Конечно, время не исчезает бесследно. Его фиксируют в декларациях съездов, крупных конгрессов. Его фиксирует журналистика, фиксируют постановления и указы. Но по-настоящему время фиксирует только литература. У Бунина в «Жизни Арсеньева» есть эпиграф. Он взят из русской летописи, из русского сказания: «Вещи и дела, аще не написаныи бывают, тьмою покрываются и гробу беспамятства предаются, написания же яко одушевления…» Литература не даёт исчезнуть времени. Она не даёт пропасть истории. Она воскресительна. Она из мёртвых поднимает целые исторические эпохи. И это огромная возможность для сегодняшнего русского литературного процесса.

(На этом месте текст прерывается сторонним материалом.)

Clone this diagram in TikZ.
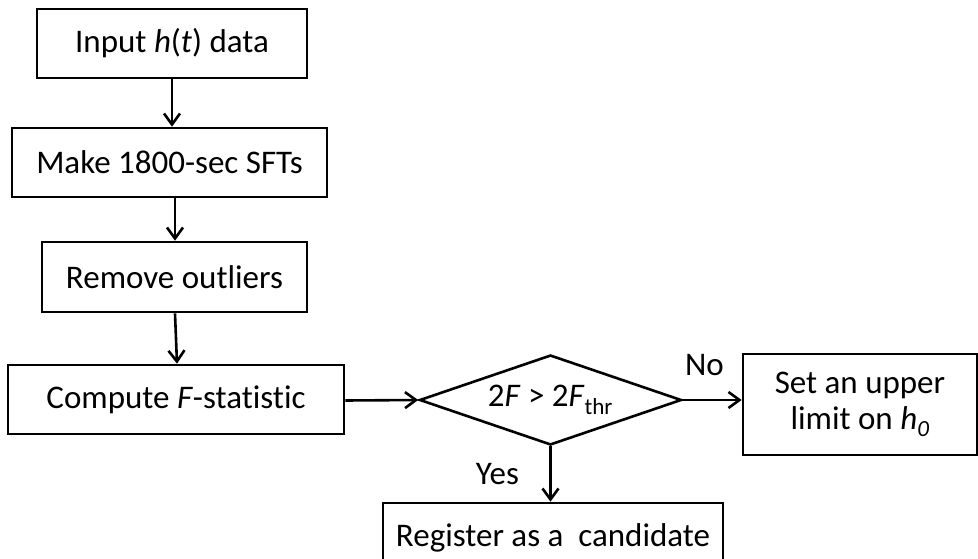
\documentclass[tikz,border=0pt]{standalone}
\usepackage{fontspec}
\setmainfont{Carlito}[Ligatures=NoCommon]
\usetikzlibrary{arrows.meta,shapes.geometric}
\begin{document}
\begin{tikzpicture}[x=1pt,y=-1pt,
  every node/.style={font=\fontsize{33}{40}\selectfont},
  stepbox/.style={draw,line width=2.6pt,rectangle,inner sep=0pt},
  decision/.style={draw,line width=2.6pt,diamond,aspect=2.85,inner sep=0pt},
  flow/.style={line width=2.6pt,-{Straight Barb[length=11pt,width=16pt,line width=2.6pt]}},
  lbl/.style={inner sep=0pt}]
\useasboundingbox (0,0) rectangle (978,559);
\node[stepbox,minimum width=270pt,minimum height=69pt] (input) at (172,43.5) {Input \textit{h}(\textit{t}) data};
\node[stepbox,minimum width=315pt,minimum height=69pt] (sft) at (169.5,162.5) {Make 1800-sec SFTs};
\node[stepbox,minimum width=265pt,minimum height=70pt] (outl) at (174.5,277) {Remove outliers};
\node[stepbox,minimum width=336pt,minimum height=69pt] (fstat) at (176,399.5) {Compute \textit{F}-statistic};
\node[decision,minimum width=262pt,minimum height=90pt] (dec) at (550.5,400) {2\textit{F} > 2\textit{F}\textsubscript{thr}};
\node[stepbox,minimum width=234pt,minimum height=101pt,align=center] (upper) at (860,404.5) {Set an upper\\[-4pt]limit on \textit{h\textsubscript{0}}};
\node[stepbox,minimum width=340pt,minimum height=70pt] (cand) at (553,538) {Register as a\ \ candidate};
\node[lbl] (no) at (704.5,365) {No};
\node[lbl] (yes) at (497.5,474) {Yes};
\draw[flow] (input.south -| 172,0) -- (sft.north -| 172,0);
\draw[flow] (sft.south -| 175,0) -- (outl.north -| 175,0);
\draw[flow] (outl.south -| 175,0) -- (fstat.north -| 177,0);
\draw[flow] (fstat.east |- 0,400.5) -- (dec.west);
\draw[flow] (dec.east) -- (upper.west |- dec.east);
\draw[flow] (dec.south) -- (cand.north -| dec.south);
\end{tikzpicture}
\end{document}
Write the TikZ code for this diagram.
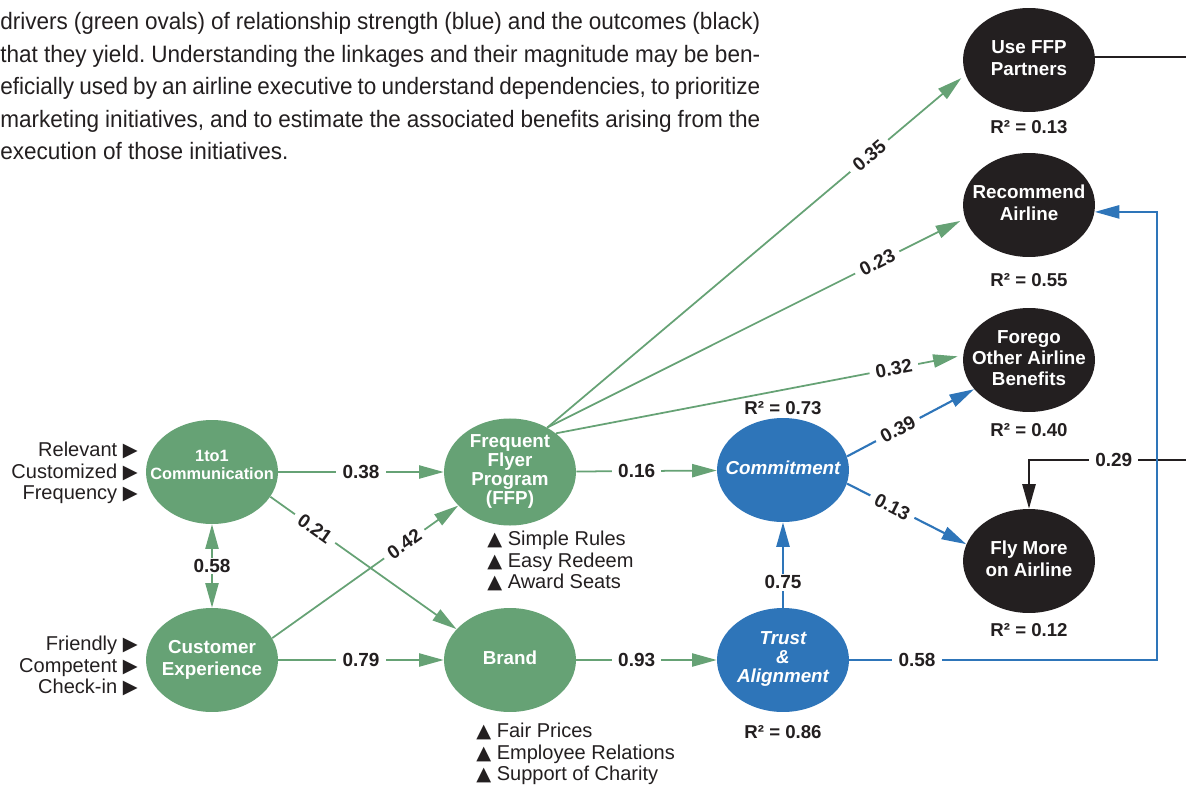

Есть вторая удивительная задача, удивительная миссия литературы. Мы видим, как угасает язык. С исчезновением традиционной русской деревни исчез восхитительный русский язык, который питал и русскую дворянскую литературу, и мещанскую, и разночинную. Исчез народ-языкотворец, живший в деревнях.
Пришёл язык журналистики — язык гуттаперчевый, целлулоидный, с огромным количеством англицизмов, с ничтожным количеством образов, с быстрым переходом от подлежащего к сказуемому… Это бедный язык, мобильный язык, на котором можно выписать рецепт слабительного или снотворного. А где вещий русский язык? Кто его сохранит? Кто сбережёт? Что нас ждёт впереди: волшебное слово или глухая бессловесность?
Есть язык — есть народ. Убывание языка — убывание народа. И может быть, всё то, что мы сейчас чувствуем как наше убывание, наше уменьшение, наше ослабление, связано с уменьшением и убыванием нашего языка. Мне кажется, писатель является спасителем языка. Язык, уходя и исчезая из деревень, из светёлок, из дворянских салонов, прячется в книге, прячется в литературе. И миссия писателя, который является сберегателем языка, языкотворцем, восхитительна. Писатель — это весталка, которая не даёт погаснуть лампадам русского языка и русского словотворчества.
Мы, здесь сидящие, узнали много интересного о жизни Союза писателей. О том, сколько среди нас поэтов и прозаиков, пожилых и молодых. Но мы не узнали, сколько среди нас будущих мучеников, будущих подвижников, будущих беглецов и скрытников. Но они есть среди нас. И это присутствие изумительно.
Чудесно быть писателем, особенно если ты распят на кресте. И как изумительно быть молодым писателем, наполненным любовью, чаяниями, восхищениями, писателем, который ждёт от будущего только венка из роз, а не тернового венца. С Богом!